One of the most exciting things about Yuna’s performance was the fact that it showcased the rapidly changing face of pop music. It was incredibly satisfying to stand in a room of mostly young people and watch them scream and whoop in devotion to a slim brown girl in a headwrap, who looks like them and speaks specifically to their experiences. Opening with Beyonce’s “Sorry” (off Lemonade, for those of you who didn’t bother to get your free Tidal trial) and at one point breaking into a Malaysian folk song, you get a real sense that Yuna know this about her audience.

As a pop harbringer, Yuna is great, but as a pop star, she has some work to do. The main issue is that most of her music occupies the sort of indie synth-pop sphere that has produced some of the best pop songs of the last few years, and she just doesn’t measure up. “Mountains,” the second song off both her album Nocturnal and the night’s set, is perhaps the only track that comes close to capturing the delightful stickiness of her contemporaries.
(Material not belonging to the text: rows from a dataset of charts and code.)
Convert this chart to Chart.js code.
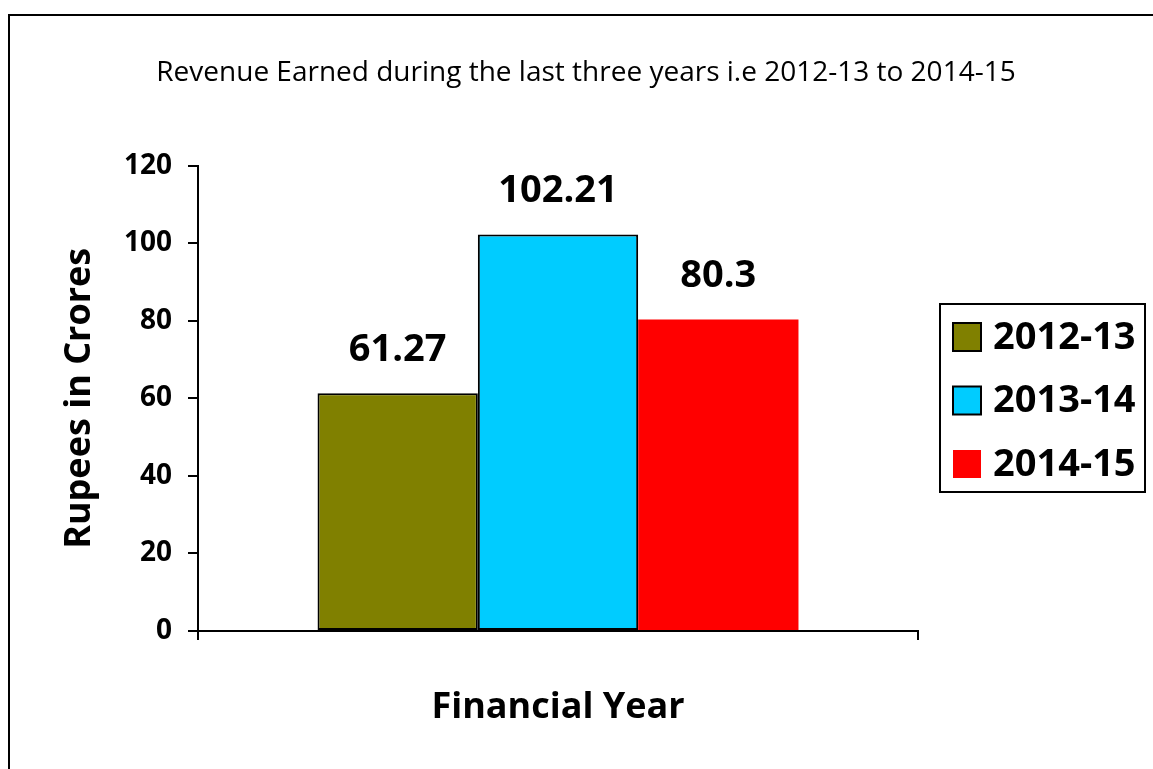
<!DOCTYPE html>
<html>
<head>
    <title>Revenue Earned</title>
    <script src="https://cdn.jsdelivr.net/npm/chart.js"></script>
    <style>
        html, body { margin: 0; padding: 0; background: #fff; }
    </style>
</head>
<body>
    <canvas id="myChart" width="1153" height="769"></canvas>
    <script>
        const years = ['2012-13', '2013-14', '2014-15'];
        const revenue = [61.27, 102.21, 80.3];
        const barColors = ['#808000', '#00CCFF', '#FF0000'];
        const barBorders = [2, 2, 0];
        const yMax = 120;
        const yStep = 20;

        const FONT = 'Open Sans';

        // page frame (top and left edges only are visible)
        const framePlugin = {
            id: 'frame',
            beforeDraw(chart) {
                const ctx = chart.ctx;
                ctx.save();
                ctx.fillStyle = '#fff';
                ctx.fillRect(0, 0, chart.width, chart.height);
                ctx.strokeStyle = '#000';
                ctx.lineWidth = 2;
                ctx.beginPath();
                ctx.moveTo(chart.width, 15);
                ctx.lineTo(9, 15);
                ctx.lineTo(9, chart.height);
                ctx.stroke();
                ctx.restore();
            }
        };

        // value above each bar
        const valueLabels = {
            id: 'valueLabels',
            afterDatasetsDraw(chart) {
                const ctx = chart.ctx;
                ctx.save();
                ctx.font = 'bold 38px "' + FONT + '"';
                ctx.fillStyle = '#000';
                ctx.textAlign = 'center';
                ctx.textBaseline = 'middle';
                chart.data.datasets.forEach((ds, i) => {
                    chart.getDatasetMeta(i).data.forEach((bar, j) => {
                        ctx.fillText(String(ds.data[j]), bar.x, bar.y - 43);
                    });
                });
                ctx.restore();
            }
        };

        // boxed legend to the right of the plot
        const boxLegend = {
            id: 'boxLegend',
            afterDraw(chart) {
                const ctx = chart.ctx;
                const left = chart.chartArea.right + 22;
                const top = 304;
                ctx.save();
                ctx.strokeStyle = '#000';
                ctx.lineWidth = 2;
                ctx.strokeRect(left, top, 205, 188);
                ctx.font = 'bold 38px "' + FONT + '"';
                ctx.textBaseline = 'middle';
                ctx.textAlign = 'left';
                chart.data.datasets.forEach((ds, i) => {
                    const cy = top + 33 + i * 63.5;
                    ctx.fillStyle = ds.backgroundColor;
                    ctx.fillRect(left + 13, cy - 14, 28, 28);
                    if (ds.borderWidth > 0) {
                        ctx.lineWidth = 2;
                        ctx.strokeRect(left + 13, cy - 14, 28, 28);
                    }
                    ctx.fillStyle = '#000';
                    ctx.fillText(ds.label, left + 53, cy + 1);
                });
                ctx.restore();
            }
        };

        const datasets = years.map((y, i) => ({
            label: y,
            data: [revenue[i]],
            backgroundColor: barColors[i],
            borderColor: '#000',
            borderWidth: barBorders[i],
            borderSkipped: false,
            categoryPercentage: 0.668,
            barPercentage: 1
        }));

        const ctx = document.getElementById('myChart').getContext('2d');
        const myChart = new Chart(ctx, {
            type: 'bar',
            data: {
                labels: [''],
                datasets: datasets
            },
            options: {
                responsive: false,
                animation: false,
                layout: { padding: { left: 19, right: 0, top: 0, bottom: 0 } },
                plugins: {
                    legend: { display: false },
                    tooltip: { enabled: false },
                    title: {
                        display: true,
                        text: 'Revenue Earned during the last three years i.e 2012-13 to 2014-15',
                        color: '#000',
                        font: { family: FONT, size: 28, weight: 'normal' },
                        padding: { top: 56, bottom: 76 }
                    }
                },
                scales: {
                    x: {
                        offset: true,
                        grid: { display: true, offset: true, drawOnChartArea: false, tickLength: 9, color: '#000', lineWidth: 2 },
                        border: { display: true, color: '#000', width: 2 },
                        ticks: { display: false },
                        title: {
                            display: true,
                            text: 'Financial Year',
                            color: '#000',
                            font: { family: FONT, size: 36, weight: 'bold' },
                            padding: { top: 0, bottom: 40 }
                        },
                        afterFit: (scale) => { scale.height = 138; }
                    },
                    y: {
                        min: 0,
                        max: yMax,
                        ticks: {
                            stepSize: yStep,
                            color: '#000',
                            padding: 16,
                            font: { family: FONT, size: 28, weight: 'bold' }
                        },
                        grid: { drawOnChartArea: false, tickLength: 10, color: '#000', lineWidth: 2 },
                        border: { display: true, color: '#000', width: 2 },
                        title: {
                            display: true,
                            text: 'Rupees in Crores',
                            color: '#000',
                            font: { family: FONT, size: 36, weight: 'bold' },
                            padding: { top: 39, bottom: 0 }
                        },
                        afterFit: (scale) => { scale.width = 179; }
                    },
                    // keeps room for the boxed legend on the right
                    side: {
                        type: 'linear',
                        position: 'right',
                        grid: { display: false },
                        border: { display: false },
                        ticks: { display: false },
                        afterFit: (scale) => { scale.width = 235; }
                    }
                }
            },
            plugins: [framePlugin, valueLabels, boxLegend]
        });
    </script>
</body>
</html>
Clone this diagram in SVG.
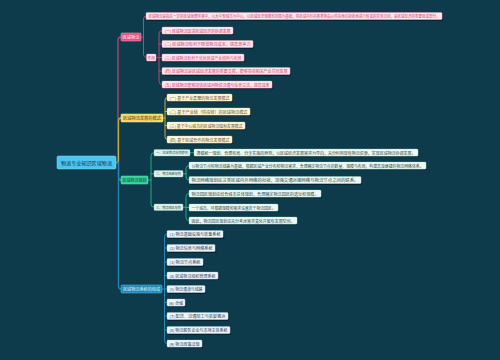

Songs like “Lanes” came off overwrought and whiny when they should have smoldered.

And whether cause or effect, Yuna doesn’t seem particularly comfortable in the role of “indie pop star.” The best moments of the night were on tracks like “I Want You Back,” when Yuna shed her synth-pop nonsense in favor of cabaret intimacy and let her band breathe a little. When she’s not trying to be a knock-off Caroline Polachek, she’s possessed of the same vivid intimacy that Eartha Kitt managed to deploy so successfully for so many years. But then suddenly she’d start into “Crush” and the whole effect would fall apart.